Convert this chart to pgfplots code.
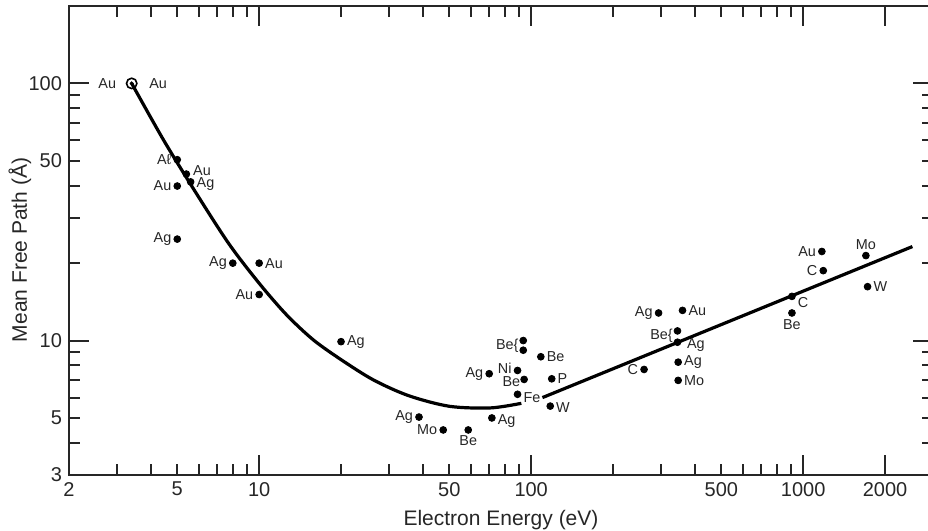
\documentclass[border=0pt]{standalone}
\usepackage{pgfplots}
\pgfplotsset{compat=1.18}
\usepackage{pgfplotstable}
\usepackage{fontspec}
\setmainfont{Liberation Sans}

% measured points: energy (eV), mean free path (A)
\pgfplotstableread{
x y
5.0 50.5
5.4 44.4
5.6 41.4
5.0 39.9
5.0 24.8
8.0 20.0
10.0 20.0
10.0 15.1
20 9.9
38.7 5.04
47.5 4.49
58.7 4.49
71.7 5.0
70.1 7.43
93.5 10.0
93.5 9.17
89.1 7.65
94.2 7.06
89.1 6.18
108.5 8.65
119 7.1
117.5 5.56
260 7.72
294 12.8
360 13.1
345 10.9
345 9.85
347 8.24
347 7.0
1171 22.2
1185 18.7
909 14.85
909 12.8
1700 21.4
1724 16.2
}\mfpdata

\tikzset{lbl/.style={font=\fontsize{7.2}{8}\selectfont, inner sep=0.6pt, text=black!85},
  L/.style={lbl, anchor=east, xshift=-2.2pt},
  R/.style={lbl, anchor=west, xshift=2.2pt},
  B/.style={lbl, anchor=north, yshift=-2.2pt},
  T/.style={lbl, anchor=south, yshift=2pt}}

\begin{document}
\begin{tikzpicture}
\useasboundingbox (0,0) rectangle (464pt,265.5pt);
\begin{axis}[
  at={(34.5pt,28pt)}, anchor=south west,
  scale only axis, width=432pt, height=234.5pt,
  xmode=log, ymode=log,
  xmin=2, xmax=3000, ymin=3, ymax=200,
  axis line style={line width=1pt, black!85},
  tick style={line width=1pt, black!85},
  tick align=inside, xtick pos=both, ytick pos=both,
  major tick length=5.5pt, minor tick length=5.5pt,
  xtick={2,5,10,50,100,500,1000,2000},
  xticklabels={2,5,10,50,100,500,1000,2000},
  minor xtick={3,4,6,7,8,9,20,30,40,60,70,80,90,200,300,400,600,700,800,900},
  extra x ticks={10,100,1000,2000},
  extra x tick labels={,,,},
  extra x tick style={major tick length=10pt},
  ytick={3,5,10,50,100},
  yticklabels={3,5,10,50,100},
  minor ytick={4,6,7,8,9,20,30,40,60,70,80,90},
  extra y ticks={10,100},
  extra y tick labels={,},
  extra y tick style={major tick length=10pt},
  ticklabel style={font=\fontsize{10}{12}\selectfont, text=black!85},
  label style={font=\fontsize{10.5}{12}\selectfont, text=black!85},
  xlabel={Electron Energy (eV)},
  ylabel={Mean Free Path (Å)},
  ylabel style={at={(axis description cs:-0.0567,0.48)}, anchor=center, rotate=0},
]
\addplot[line width=1.6pt, black, smooth, no marks] coordinates {
(3.4,100) (4.47,59.8) (5.89,37.2) (7.76,23.7) (10,16.7) (12.6,12.6)
(15.8,10.07) (20,8.43) (26.3,7.03) (35.5,6.10) (50.1,5.55)
(70.8,5.47) (92,5.70)
};
\addplot[line width=1.6pt, black, no marks] coordinates {
(110,6.0) (2520,23.2)
};
\addplot[only marks, mark=*, mark size=1.7pt, black] table[x=x, y=y] {\mfpdata};
\addplot[only marks, mark=o, mark size=2.6pt, mark options={line width=0.8pt}, black]
  coordinates {(3.4,100)};
\addplot[only marks, mark=*, mark size=0.8pt, black] coordinates {(3.4,100)};

\node[lbl, anchor=east, xshift=-7pt] at (axis cs:3.4,100) {Au};
\node[lbl, anchor=west, xshift=8pt] at (axis cs:3.4,100) {Au};
\node[L] at (axis cs:5.0,50.5) {Aℓ};
\node[R, xshift=0.4pt, yshift=1.5pt] at (axis cs:5.4,44.4) {Au};
\node[R, yshift=-1pt] at (axis cs:5.6,41.4) {Ag};
\node[L] at (axis cs:5.0,39.9) {Au};
\node[L] at (axis cs:5.0,24.8) {Ag};
\node[L] at (axis cs:8.0,20.0) {Ag};
\node[R] at (axis cs:10.0,20.0) {Au};
\node[L] at (axis cs:10.0,15.1) {Au};
\node[R] at (axis cs:20,9.9) {Ag};
\node[L] at (axis cs:38.7,5.04) {Ag};
\node[L] at (axis cs:47.5,4.49) {Mo};
\node[B] at (axis cs:58.7,4.49) {Be};
\node[R, yshift=-1.5pt] at (axis cs:71.7,5.0) {Ag};
\node[L] at (axis cs:70.1,7.43) {Ag};
\node[L, xshift=0.6pt, yshift=-2.5pt] at (axis cs:93.5,10.0) {Be\{};
\node[L, yshift=1pt] at (axis cs:89.1,7.65) {Ni};
\node[L, xshift=1pt, yshift=-1pt] at (axis cs:94.2,7.06) {Be};
\node[R, yshift=-1.5pt] at (axis cs:89.1,6.18) {Fe};
\node[R] at (axis cs:108.5,8.65) {Be};
\node[R] at (axis cs:119,7.1) {P};
\node[R, yshift=-0.5pt] at (axis cs:117.5,5.56) {W};
\node[L] at (axis cs:260,7.72) {C};
\node[L] at (axis cs:294,12.8) {Ag};
\node[R] at (axis cs:360,13.1) {Au};
\node[L, xshift=0.6pt, yshift=-2.5pt] at (axis cs:345,10.9) {Be\{};
\node[R, xshift=1.8pt, yshift=-1.5pt] at (axis cs:345,9.85) {Ag};
\node[R] at (axis cs:347,8.24) {Ag};
\node[R] at (axis cs:347,7.0) {Mo};
\node[L] at (axis cs:1171,22.2) {Au};
\node[L] at (axis cs:1185,18.7) {C};
\node[R, yshift=-3pt] at (axis cs:909,14.85) {C};
\node[B, yshift=-0.3pt] at (axis cs:909,12.8) {Be};
\node[T] at (axis cs:1700,21.4) {Mo};
\node[R] at (axis cs:1724,16.2) {W};
\end{axis}
\end{tikzpicture}
\end{document}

WORK TO BE COMPLETED:
Retype everything in the material word for word, minus pictures.

WRITTEN ANSWER:
Convert this chart to pgfplots code.
\documentclass[border=0pt]{standalone}
\usepackage{pgfplots}
\pgfplotsset{compat=1.18}
\usepackage{pgfplotstable}
\usepackage{fontspec}
\setmainfont{Liberation Sans}

% measured points: energy (eV), mean free path (A)
\pgfplotstableread{
x y
5.0 50.5
5.4 44.4
5.6 41.4
5.0 39.9
5.0 24.8
8.0 20.0
10.0 20.0
10.0 15.1
20 9.9
38.7 5.04
47.5 4.49
58.7 4.49
71.7 5.0
70.1 7.43
93.5 10.0
93.5 9.17
89.1 7.65
94.2 7.06
89.1 6.18
108.5 8.65
119 7.1
117.5 5.56
260 7.72
294 12.8
360 13.1
345 10.9
345 9.85
347 8.24
347 7.0
1171 22.2
1185 18.7
909 14.85
909 12.8
1700 21.4
1724 16.2
}\mfpdata

\tikzset{lbl/.style={font=\fontsize{7.2}{8}\selectfont, inner sep=0.6pt, text=black!85},
  L/.style={lbl, anchor=east, xshift=-2.2pt},
  R/.style={lbl, anchor=west, xshift=2.2pt},
  B/.style={lbl, anchor=north, yshift=-2.2pt},
  T/.style={lbl, anchor=south, yshift=2pt}}

\begin{document}
\begin{tikzpicture}
\useasboundingbox (0,0) rectangle (464pt,265.5pt);
\begin{axis}[
  at={(34.5pt,28pt)}, anchor=south west,
  scale only axis, width=432pt, height=234.5pt,
  xmode=log, ymode=log,
  xmin=2, xmax=3000, ymin=3, ymax=200,
  axis line style={line width=1pt, black!85},
  tick style={line width=1pt, black!85},
  tick align=inside, xtick pos=both, ytick pos=both,
  major tick length=5.5pt, minor tick length=5.5pt,
  xtick={2,5,10,50,100,500,1000,2000},
  xticklabels={2,5,10,50,100,500,1000,2000},
  minor xtick={3,4,6,7,8,9,20,30,40,60,70,80,90,200,300,400,600,700,800,900},
  extra x ticks={10,100,1000,2000},
  extra x tick labels={,,,},
  extra x tick style={major tick length=10pt},
  ytick={3,5,10,50,100},
  yticklabels={3,5,10,50,100},
  minor ytick={4,6,7,8,9,20,30,40,60,70,80,90},
  extra y ticks={10,100},
  extra y tick labels={,},
  extra y tick style={major tick length=10pt},
  ticklabel style={font=\fontsize{10}{12}\selectfont, text=black!85},
  label style={font=\fontsize{10.5}{12}\selectfont, text=black!85},
  xlabel={Electron Energy (eV)},
  ylabel={Mean Free Path (Å)},
  ylabel style={at={(axis description cs:-0.0567,0.48)}, anchor=center, rotate=0},
]
\addplot[line width=1.6pt, black, smooth, no marks] coordinates {
(3.4,100) (4.47,59.8) (5.89,37.2) (7.76,23.7) (10,16.7) (12.6,12.6)
(15.8,10.07) (20,8.43) (26.3,7.03) (35.5,6.10) (50.1,5.55)
(70.8,5.47) (92,5.70)
};
\addplot[line width=1.6pt, black, no marks] coordinates {
(110,6.0) (2520,23.2)
};
\addplot[only marks, mark=*, mark size=1.7pt, black] table[x=x, y=y] {\mfpdata};
\addplot[only marks, mark=o, mark size=2.6pt, mark options={line width=0.8pt}, black]
  coordinates {(3.4,100)};
\addplot[only marks, mark=*, mark size=0.8pt, black] coordinates {(3.4,100)};

\node[lbl, anchor=east, xshift=-7pt] at (axis cs:3.4,100) {Au};
\node[lbl, anchor=west, xshift=8pt] at (axis cs:3.4,100) {Au};
\node[L] at (axis cs:5.0,50.5) {Aℓ};
\node[R, xshift=0.4pt, yshift=1.5pt] at (axis cs:5.4,44.4) {Au};
\node[R, yshift=-1pt] at (axis cs:5.6,41.4) {Ag};
\node[L] at (axis cs:5.0,39.9) {Au};
\node[L] at (axis cs:5.0,24.8) {Ag};
\node[L] at (axis cs:8.0,20.0) {Ag};
\node[R] at (axis cs:10.0,20.0) {Au};
\node[L] at (axis cs:10.0,15.1) {Au};
\node[R] at (axis cs:20,9.9) {Ag};
\node[L] at (axis cs:38.7,5.04) {Ag};
\node[L] at (axis cs:47.5,4.49) {Mo};
\node[B] at (axis cs:58.7,4.49) {Be};
\node[R, yshift=-1.5pt] at (axis cs:71.7,5.0) {Ag};
\node[L] at (axis cs:70.1,7.43) {Ag};
\node[L, xshift=0.6pt, yshift=-2.5pt] at (axis cs:93.5,10.0) {Be\{};
\node[L, yshift=1pt] at (axis cs:89.1,7.65) {Ni};
\node[L, xshift=1pt, yshift=-1pt] at (axis cs:94.2,7.06) {Be};
\node[R, yshift=-1.5pt] at (axis cs:89.1,6.18) {Fe};
\node[R] at (axis cs:108.5,8.65) {Be};
\node[R] at (axis cs:119,7.1) {P};
\node[R, yshift=-0.5pt] at (axis cs:117.5,5.56) {W};
\node[L] at (axis cs:260,7.72) {C};
\node[L] at (axis cs:294,12.8) {Ag};
\node[R] at (axis cs:360,13.1) {Au};
\node[L, xshift=0.6pt, yshift=-2.5pt] at (axis cs:345,10.9) {Be\{};
\node[R, xshift=1.8pt, yshift=-1.5pt] at (axis cs:345,9.85) {Ag};
\node[R] at (axis cs:347,8.24) {Ag};
\node[R] at (axis cs:347,7.0) {Mo};
\node[L] at (axis cs:1171,22.2) {Au};
\node[L] at (axis cs:1185,18.7) {C};
\node[R, yshift=-3pt] at (axis cs:909,14.85) {C};
\node[B, yshift=-0.3pt] at (axis cs:909,12.8) {Be};
\node[T] at (axis cs:1700,21.4) {Mo};
\node[R] at (axis cs:1724,16.2) {W};
\end{axis}
\end{tikzpicture}
\end{document}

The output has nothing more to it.